Mexican beverage company

Grupo GEPP, S.A.P.I. de C.V. or known simply as GEPP (Grupo Embotelladora PepsiCo), is a Mexican beverage company based in Mexico City, Mexico. It was founded in 2011 as a merger of assets between the Mexican company Organización Cultiba, the Venezuelan company Empresas Polar, and the American multinational company PepsiCo to consolidate the operations of its brands in Mexico. The company bottles Pepsi in Mexico along with 13 other brands and as the second largest bottler in Mexico, behind Coca-Cola FEMSA but surpassing Arca Continental (AC).

== History ==
=== GEUSA (1989–2011) ===
GEUSA was founded in 1987 by the merger of Inmobiliaria Trieme, S.A. (founded on April 19, 1978) and Industrias Asasp, S.A. de C.V., the merged company was renamed Grupo Embotelladoras Unidas, S.A. (or GEUSA for short). The company was consolidated in 1989 as PepsiCo's main bottling company in Mexico.

In 1992, the agreement signed with PepsiCo included the operation of several bottling plants in Jalisco, Michoacán, Guanajuato, Colima, and Nayarit, and the introduction of the Santorini drinking water brand in 1998. In 2003, the company acquired two smaller bottlers, Bret and GESSA, which rose from 18.3% in 2003 to 36.3% in participation in 2006 within the Pepsi system in Mexico, between 2005 and 2006, Puebla, Tlaxcala, Veracruz, Tabasco, Oaxaca and Chiapas were incorporated, which increased GEUSA's market share to 48.9%. By 2008, GEUSA had around 2,240 routes throughout Mexico.

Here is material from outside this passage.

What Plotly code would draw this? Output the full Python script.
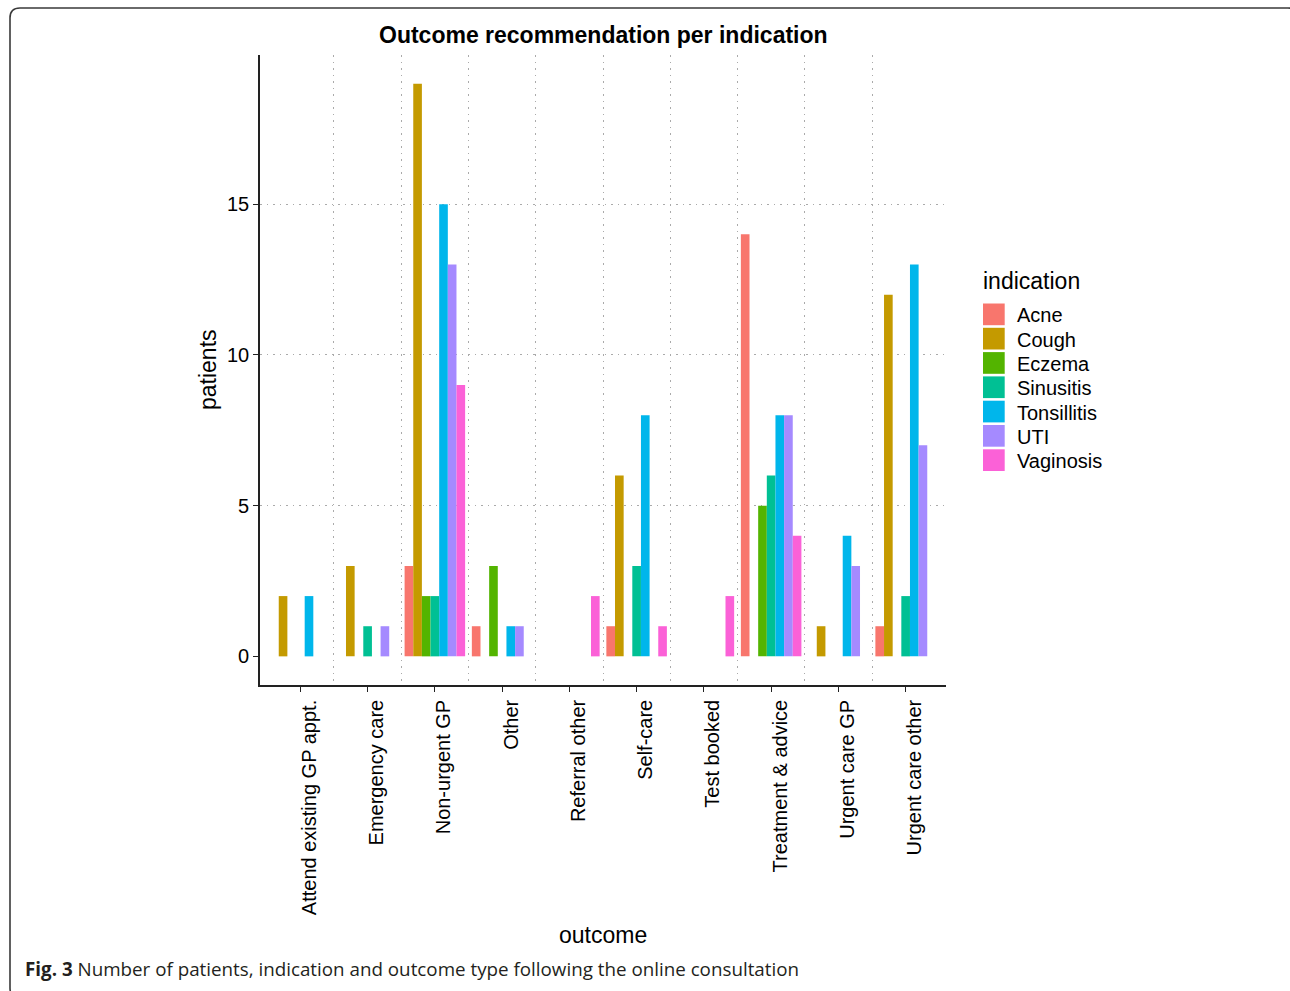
import plotly.graph_objects as go

# Outcome categories (x axis) and indications (dodged bar series)
outcomes = ["Attend existing GP appt.", "Emergency care", "Non-urgent GP", "Other",
            "Referral other", "Self-care", "Test booked", "Treatment & advice",
            "Urgent care GP", "Urgent care other"]
indications = ["Acne", "Cough", "Eczema", "Sinusitis", "Tonsillitis", "UTI", "Vaginosis"]
colors = ["#F8766D", "#C49A00", "#53B400", "#00C094", "#00B6EB", "#A58AFF", "#FB61D7"]

# patient counts per outcome, one list per indication
acne = [0, 0, 3, 1, 0, 1, 0, 14, 0, 1]
cough = [2, 3, 19, 0, 0, 6, 0, 0, 1, 12]
eczema = [0, 0, 2, 3, 0, 0, 0, 5, 0, 0]
sinusitis = [0, 1, 2, 0, 0, 3, 0, 6, 0, 2]
tonsillitis = [2, 0, 15, 1, 0, 8, 0, 8, 4, 13]
uti = [0, 1, 13, 1, 0, 0, 0, 8, 3, 7]
vaginosis = [0, 0, 9, 0, 2, 1, 2, 4, 0, 0]
counts = [acne, cough, eczema, sinusitis, tonsillitis, uti, vaginosis]

y_ticks = [0, 5, 10, 15]

W, H = 1290, 991
L, R, T, B = 260, 946, 55, 685  # plot panel in pixels


def px(x):
    return (x - L) / (R - L)


def py(y):
    return (B - y) / (B - T)


FONT = "Liberation Sans, Arial, sans-serif"
pos = list(range(len(outcomes)))

fig = go.Figure()
for name, vals, col in zip(indications, counts, colors):
    fig.add_trace(go.Bar(x=pos, y=vals, name=name, marker=dict(color=col, line=dict(width=0)),
                         showlegend=False))

fig.update_layout(
    width=W, height=H,
    margin=dict(l=L, r=W - R, t=T, b=H - B, autoexpand=False),
    paper_bgcolor="white", plot_bgcolor="white",
    barmode="group", bargap=0.1, bargroupgap=0,
    font=dict(family=FONT, color="black"),
)

fig.update_xaxes(
    range=[-0.6, len(outcomes) - 0.4],
    tickmode="array", tickvals=pos, ticktext=outcomes, tickangle=-90,
    tickfont=dict(size=20, color="black"), ticklabelshift=9,
    ticks="outside", ticklen=5, tickwidth=1.3, tickcolor="#222",
    showline=True, linecolor="#222", linewidth=1.6,
    showgrid=False, zeroline=False,
    minor=dict(tickvals=[p + 0.5 for p in pos[:-1]], showgrid=True, ticks="",
               gridcolor="#aaaaaa", gridwidth=1, griddash="1.5px,5px"),
)
fig.update_yaxes(
    range=[-0.95, 19.95],
    tickmode="array", tickvals=y_ticks, ticktext=[str(v) for v in y_ticks],
    tickfont=dict(size=20, color="black"),
    ticks="outside", ticklen=5, tickwidth=1.3, tickcolor="#222",
    showline=True, linecolor="#222", linewidth=1.6,
    showgrid=False, zeroline=False,
    minor=dict(tickvals=y_ticks[1:], showgrid=True, ticks="",
               gridcolor="#aaaaaa", gridwidth=1, griddash="1.5px,5px"),
)

ann = []
shapes = []
# title and axis titles
ann.append(dict(text="<b>Outcome recommendation per indication</b>", x=px(603), y=py(35),
                xref="paper", yref="paper", xanchor="center", yanchor="middle",
                showarrow=False, font=dict(size=23, family=FONT, color="black")))
ann.append(dict(text="patients", x=px(208), y=py(370), textangle=-90,
                xref="paper", yref="paper", xanchor="center", yanchor="middle",
                showarrow=False, font=dict(size=23, family=FONT, color="black")))
ann.append(dict(text="outcome", x=px(603), y=py(935),
                xref="paper", yref="paper", xanchor="center", yanchor="middle",
                showarrow=False, font=dict(size=23, family=FONT, color="black")))

# legend
ann.append(dict(text="indication", x=px(981), y=py(281),
                xref="paper", yref="paper", xanchor="left", yanchor="middle",
                showarrow=False, font=dict(size=23, family=FONT, color="black")))
key_top, key_step, key_size = 303.5, 24.3, 21.7
for i, (name, col) in enumerate(zip(indications, colors)):
    y0 = key_top + i * key_step
    shapes.append(dict(type="rect", xref="paper", yref="paper",
                       x0=px(983), x1=px(983 + key_size), y0=py(y0), y1=py(y0 + key_size),
                       fillcolor=col, line=dict(width=0), layer="above"))
    ann.append(dict(text=name, x=px(1015), y=py(y0 + key_size / 2 + 1),
                    xref="paper", yref="paper", xanchor="left", yanchor="middle",
                    showarrow=False, font=dict(size=20, family=FONT, color="black")))

# caption
ann.append(dict(text="<b>Fig. 3</b> Number of patients, indication and outcome type following the online consultation",
                x=px(23), y=py(969), xref="paper", yref="paper", xanchor="left", yanchor="middle",
                showarrow=False, font=dict(size=18.8, family="Open Sans, sans-serif", color="#231f20")))

# rounded frame around the figure (right and bottom edges run past the page)
fx0, fy0, fx1, fy1, rad = 10, 8, 1298, 998, 10
path = (f"M {px(fx0)},{py(fy0 + rad)} "
        f"Q {px(fx0)},{py(fy0)} {px(fx0 + rad)},{py(fy0)} "
        f"L {px(fx1 - rad)},{py(fy0)} "
        f"Q {px(fx1)},{py(fy0)} {px(fx1)},{py(fy0 + rad)} "
        f"L {px(fx1)},{py(fy1 - rad)} "
        f"Q {px(fx1)},{py(fy1)} {px(fx1 - rad)},{py(fy1)} "
        f"L {px(fx0 + rad)},{py(fy1)} "
        f"Q {px(fx0)},{py(fy1)} {px(fx0)},{py(fy1 - rad)} Z")
shapes.append(dict(type="path", path=path, xref="paper", yref="paper",
                   line=dict(color="#3a3a3a", width=1.6), fillcolor="rgba(0,0,0,0)", layer="below"))

fig.update_layout(annotations=ann, shapes=shapes)

fig.write_html("out.html")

=== GEPP (2011–present) ===
An agreement was reached in 2011 with the Organización GEUSA (renamed "Cultiba" in 2012), the owner of GEUSA, and the Venezuelan company Empresas Polar, to merge the three companies, The Pepsi Bottling Group México, Gatorade México, and GEUSA, to form the new entity called GEPP (Grupo Embotelladoras PepsiCo). GEPP would produce and distribute the brands Pepsi, Gatorade, 7 Up, Lipton, Mirinda, Squirt, Santorini, Electropura, e-Pura and Be Light. The merger took place that same year and formed the second largest bottler in Mexico.

In 2012, GEPP reached its first agreement with another company, Grupo Jumex, to create the Jumex Fresh beverage, which would be produced and sold under the GEPP brand and with permits from Jumex.

On April 4, 2017, Polmex Holdings acquired 11% of GEPP's shares to Controladora de Negocios Geusa, subsidiary of Cultiba, increased its stake to 40%.

In 2018, the returnable glass bottle was launched. On June 11, 2018, the closure of GEPP's operations and plant in the Mexican city of Ciudad Altamirano, Guerrero, was announced due to a 19% increase in homicides. On December 27, 2018, an agreement was signed for the acquisition of plastics manufacturing machinery to the Italian plastics machinery company AMUT for the production of flexible packaging and will produce shrink films to wrap grouped beverages in their different brands, with a net width of 2,400 mm and a capacity of 800 kg/hr at 50 μ thickness.

On December 20, 2019, an agreement was discussed with the Mexican dairy company Alpura for the distribution of Alpura brand milk and products, which was confirmed on February 20, 2020.

On April 7, 2022, a partnership was announced with the American multinational company Honeywell.

== Products ==
- Pepsi
  - Pepsi Black
- e-Pura
- Be Light
- 7 Up
- Garci Crespo
- Jarritos (in collaboration with Consorcio Aga)
- Lipton
- Mirinda
- Manzanita Sol
- Jumex Fresh (in collaboration with Jumex)
  - Jumex Frutzzo
- Alpura Clásica (in collaboration with Alpura)
- Squirt
- Gatorade

== See also ==
- Coca-Cola FEMSA, Coca-Cola's largest bottler in Mexico and Latin America, a competitor of Grupo GEPP.